▸ GIVEN INFORMATION
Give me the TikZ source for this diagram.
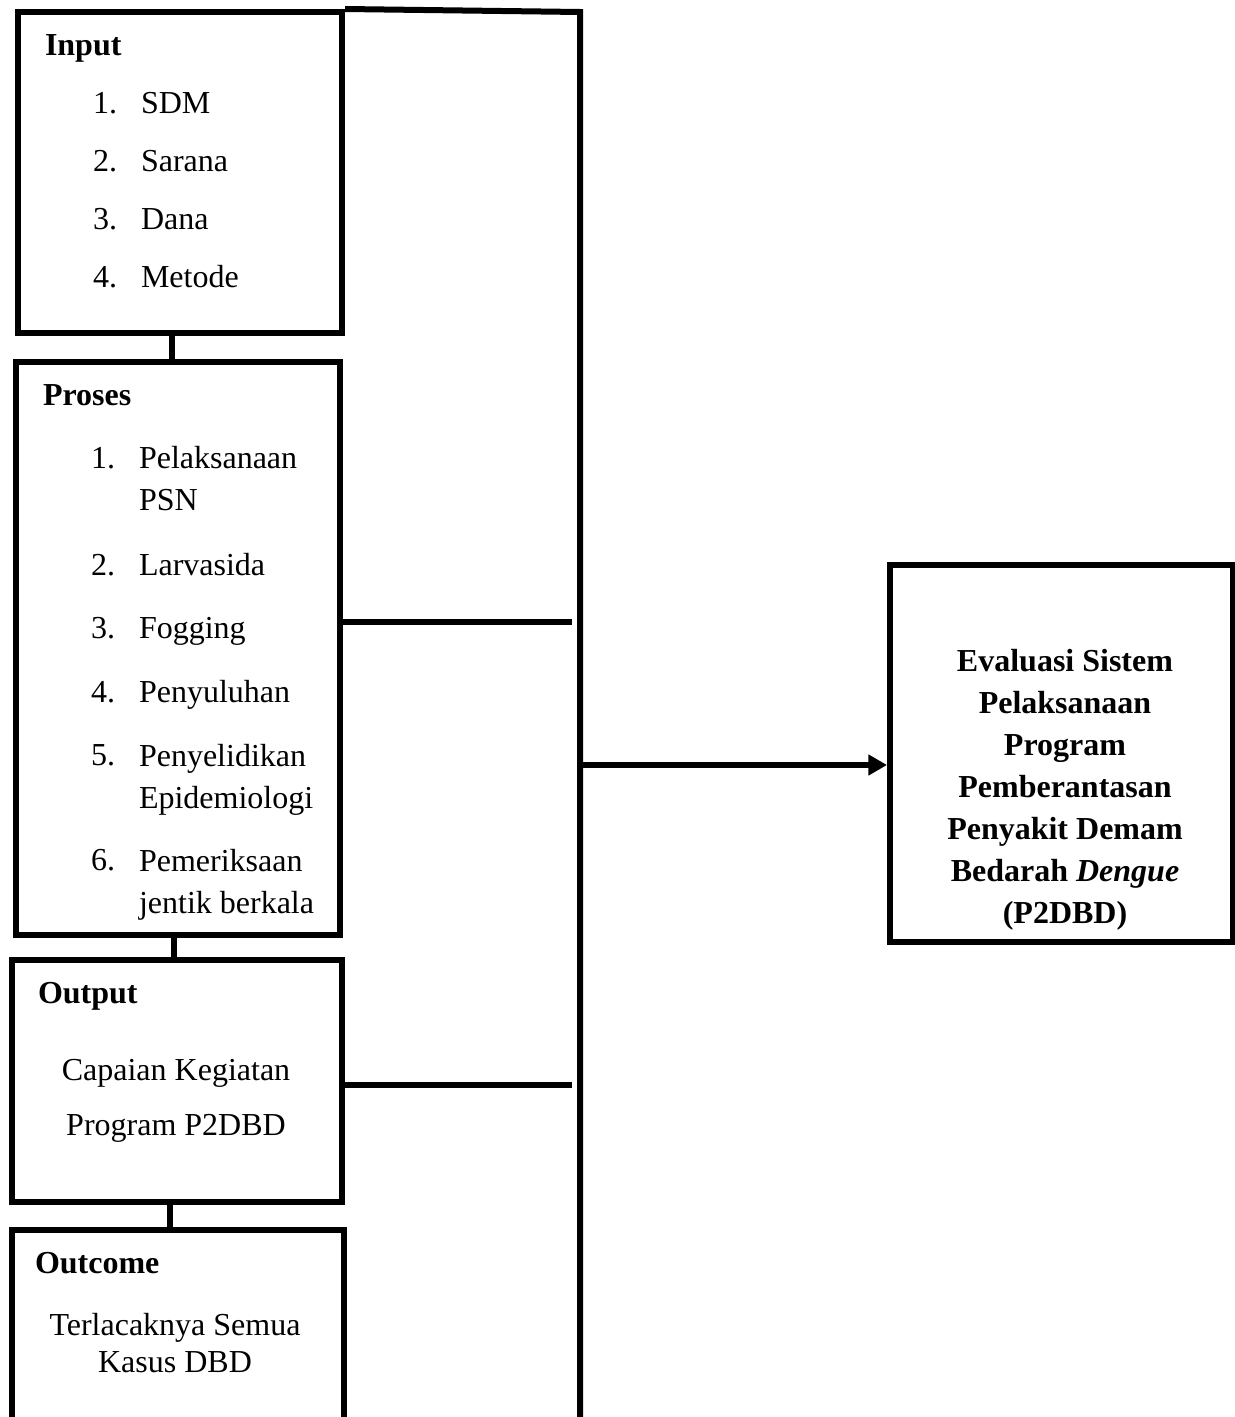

* * *

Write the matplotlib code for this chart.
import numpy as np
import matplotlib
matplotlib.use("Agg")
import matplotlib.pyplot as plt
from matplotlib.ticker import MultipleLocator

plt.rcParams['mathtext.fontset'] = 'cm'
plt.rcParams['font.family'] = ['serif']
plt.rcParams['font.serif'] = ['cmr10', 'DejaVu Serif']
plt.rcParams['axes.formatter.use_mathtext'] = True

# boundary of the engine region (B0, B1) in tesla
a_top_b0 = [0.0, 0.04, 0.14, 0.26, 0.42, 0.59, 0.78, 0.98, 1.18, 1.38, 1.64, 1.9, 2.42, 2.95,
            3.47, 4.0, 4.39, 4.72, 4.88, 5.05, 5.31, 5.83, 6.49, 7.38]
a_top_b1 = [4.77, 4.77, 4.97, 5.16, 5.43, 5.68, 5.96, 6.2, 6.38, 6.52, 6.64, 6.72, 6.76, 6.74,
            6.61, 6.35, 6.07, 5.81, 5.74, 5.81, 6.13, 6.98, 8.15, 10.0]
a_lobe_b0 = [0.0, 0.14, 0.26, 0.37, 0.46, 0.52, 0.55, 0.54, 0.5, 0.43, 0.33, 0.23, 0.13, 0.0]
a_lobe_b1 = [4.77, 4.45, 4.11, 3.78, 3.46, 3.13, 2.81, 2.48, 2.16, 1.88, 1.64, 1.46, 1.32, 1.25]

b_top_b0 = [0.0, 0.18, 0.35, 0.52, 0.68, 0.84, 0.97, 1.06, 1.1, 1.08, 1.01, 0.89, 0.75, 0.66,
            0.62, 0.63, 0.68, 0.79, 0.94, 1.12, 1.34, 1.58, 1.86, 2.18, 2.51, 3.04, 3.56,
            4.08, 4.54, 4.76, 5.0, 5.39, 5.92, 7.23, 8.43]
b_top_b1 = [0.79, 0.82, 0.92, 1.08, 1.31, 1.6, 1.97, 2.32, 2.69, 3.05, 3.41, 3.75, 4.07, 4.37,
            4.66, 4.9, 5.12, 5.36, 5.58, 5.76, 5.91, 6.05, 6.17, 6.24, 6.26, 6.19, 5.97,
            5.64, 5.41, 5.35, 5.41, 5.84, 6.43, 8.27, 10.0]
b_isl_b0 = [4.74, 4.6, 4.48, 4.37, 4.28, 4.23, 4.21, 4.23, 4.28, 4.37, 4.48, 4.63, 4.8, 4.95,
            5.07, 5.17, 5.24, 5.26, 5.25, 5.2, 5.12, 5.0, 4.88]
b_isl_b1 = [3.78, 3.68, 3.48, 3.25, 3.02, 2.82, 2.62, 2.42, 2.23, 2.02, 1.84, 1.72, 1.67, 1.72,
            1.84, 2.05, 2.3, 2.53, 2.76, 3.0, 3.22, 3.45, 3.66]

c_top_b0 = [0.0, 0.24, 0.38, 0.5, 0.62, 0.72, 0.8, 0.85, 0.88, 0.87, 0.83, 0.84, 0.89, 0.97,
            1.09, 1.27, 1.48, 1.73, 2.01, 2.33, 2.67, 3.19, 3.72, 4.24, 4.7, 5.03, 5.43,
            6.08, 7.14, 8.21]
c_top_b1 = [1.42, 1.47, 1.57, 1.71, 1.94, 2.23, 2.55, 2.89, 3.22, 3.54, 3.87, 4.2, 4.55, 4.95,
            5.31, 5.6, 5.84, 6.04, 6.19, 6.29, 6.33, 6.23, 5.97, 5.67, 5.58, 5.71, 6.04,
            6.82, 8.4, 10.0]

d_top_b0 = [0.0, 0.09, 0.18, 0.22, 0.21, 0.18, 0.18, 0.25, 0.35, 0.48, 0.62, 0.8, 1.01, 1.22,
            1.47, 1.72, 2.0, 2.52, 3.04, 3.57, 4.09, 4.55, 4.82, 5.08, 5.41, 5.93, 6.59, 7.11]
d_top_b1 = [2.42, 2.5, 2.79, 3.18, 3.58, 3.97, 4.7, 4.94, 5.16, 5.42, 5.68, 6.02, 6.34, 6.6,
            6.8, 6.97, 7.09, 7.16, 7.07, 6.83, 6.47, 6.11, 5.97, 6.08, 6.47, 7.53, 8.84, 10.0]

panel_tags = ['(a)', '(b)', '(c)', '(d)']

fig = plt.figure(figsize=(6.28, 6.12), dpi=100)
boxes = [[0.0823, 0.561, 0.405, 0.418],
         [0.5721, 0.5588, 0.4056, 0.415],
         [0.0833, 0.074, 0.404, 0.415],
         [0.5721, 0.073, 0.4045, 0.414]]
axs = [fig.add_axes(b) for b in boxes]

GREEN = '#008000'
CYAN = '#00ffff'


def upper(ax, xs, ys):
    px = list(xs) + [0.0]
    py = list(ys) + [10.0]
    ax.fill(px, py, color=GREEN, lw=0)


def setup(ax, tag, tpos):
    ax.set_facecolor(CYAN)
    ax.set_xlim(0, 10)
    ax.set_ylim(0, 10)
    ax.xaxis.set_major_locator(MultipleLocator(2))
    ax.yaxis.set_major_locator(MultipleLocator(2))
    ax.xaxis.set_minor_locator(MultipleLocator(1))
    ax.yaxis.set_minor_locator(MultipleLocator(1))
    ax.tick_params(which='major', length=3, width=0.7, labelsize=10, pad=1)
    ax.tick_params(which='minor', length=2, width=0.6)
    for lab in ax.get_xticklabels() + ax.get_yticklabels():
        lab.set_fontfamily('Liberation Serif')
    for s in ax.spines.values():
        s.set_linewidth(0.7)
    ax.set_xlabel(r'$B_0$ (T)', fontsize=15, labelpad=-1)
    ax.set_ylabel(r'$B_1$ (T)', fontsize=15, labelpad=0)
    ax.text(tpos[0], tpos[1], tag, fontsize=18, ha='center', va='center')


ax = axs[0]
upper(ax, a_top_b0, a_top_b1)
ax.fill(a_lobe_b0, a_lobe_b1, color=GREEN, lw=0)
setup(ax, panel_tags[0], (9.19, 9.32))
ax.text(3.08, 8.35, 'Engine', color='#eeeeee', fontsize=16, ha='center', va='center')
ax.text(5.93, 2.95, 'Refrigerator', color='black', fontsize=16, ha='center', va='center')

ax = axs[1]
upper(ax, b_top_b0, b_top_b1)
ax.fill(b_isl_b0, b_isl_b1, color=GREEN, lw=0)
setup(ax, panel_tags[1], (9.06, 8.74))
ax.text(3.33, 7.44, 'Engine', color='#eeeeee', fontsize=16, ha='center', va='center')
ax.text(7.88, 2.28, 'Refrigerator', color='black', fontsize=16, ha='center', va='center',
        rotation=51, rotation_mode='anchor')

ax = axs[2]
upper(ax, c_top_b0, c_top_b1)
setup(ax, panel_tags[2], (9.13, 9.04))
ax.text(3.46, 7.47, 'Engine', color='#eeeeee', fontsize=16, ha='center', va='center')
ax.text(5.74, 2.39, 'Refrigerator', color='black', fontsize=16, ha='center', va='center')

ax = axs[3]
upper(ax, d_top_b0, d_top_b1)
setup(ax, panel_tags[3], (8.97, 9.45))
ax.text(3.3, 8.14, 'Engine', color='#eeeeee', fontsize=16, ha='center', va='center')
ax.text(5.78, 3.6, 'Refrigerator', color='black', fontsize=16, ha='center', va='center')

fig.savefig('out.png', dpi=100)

--

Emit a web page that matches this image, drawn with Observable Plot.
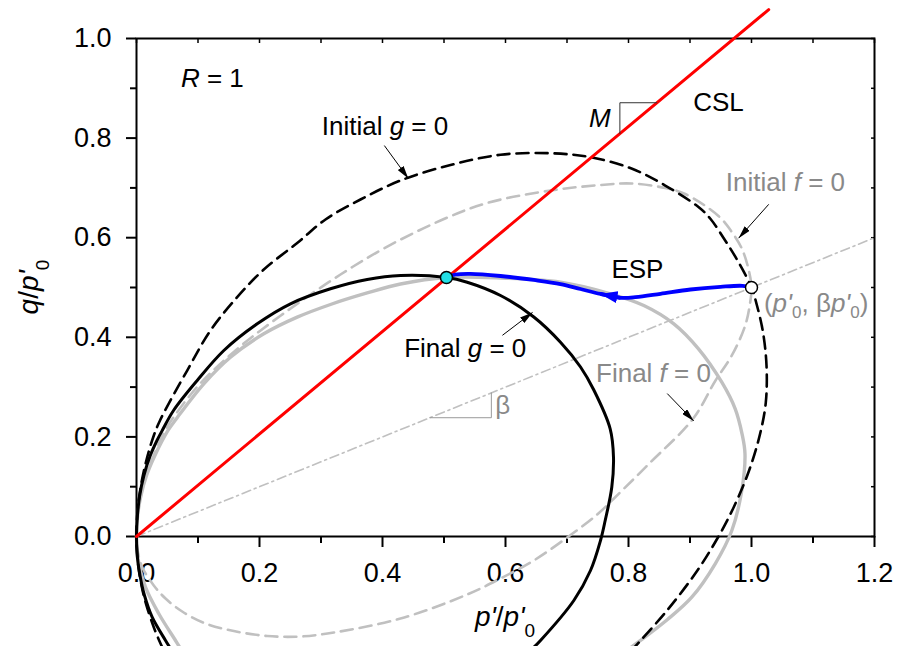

▸ GIVEN INSTRUCTION
Show the lines from the data above that contain the string "matplotlib".

▸ ANSWER TO THIS EXERCISE
Write the matplotlib code for this chart.
import matplotlib
matplotlib.use("Agg")
import matplotlib.pyplot as plt
from matplotlib.ticker import MultipleLocator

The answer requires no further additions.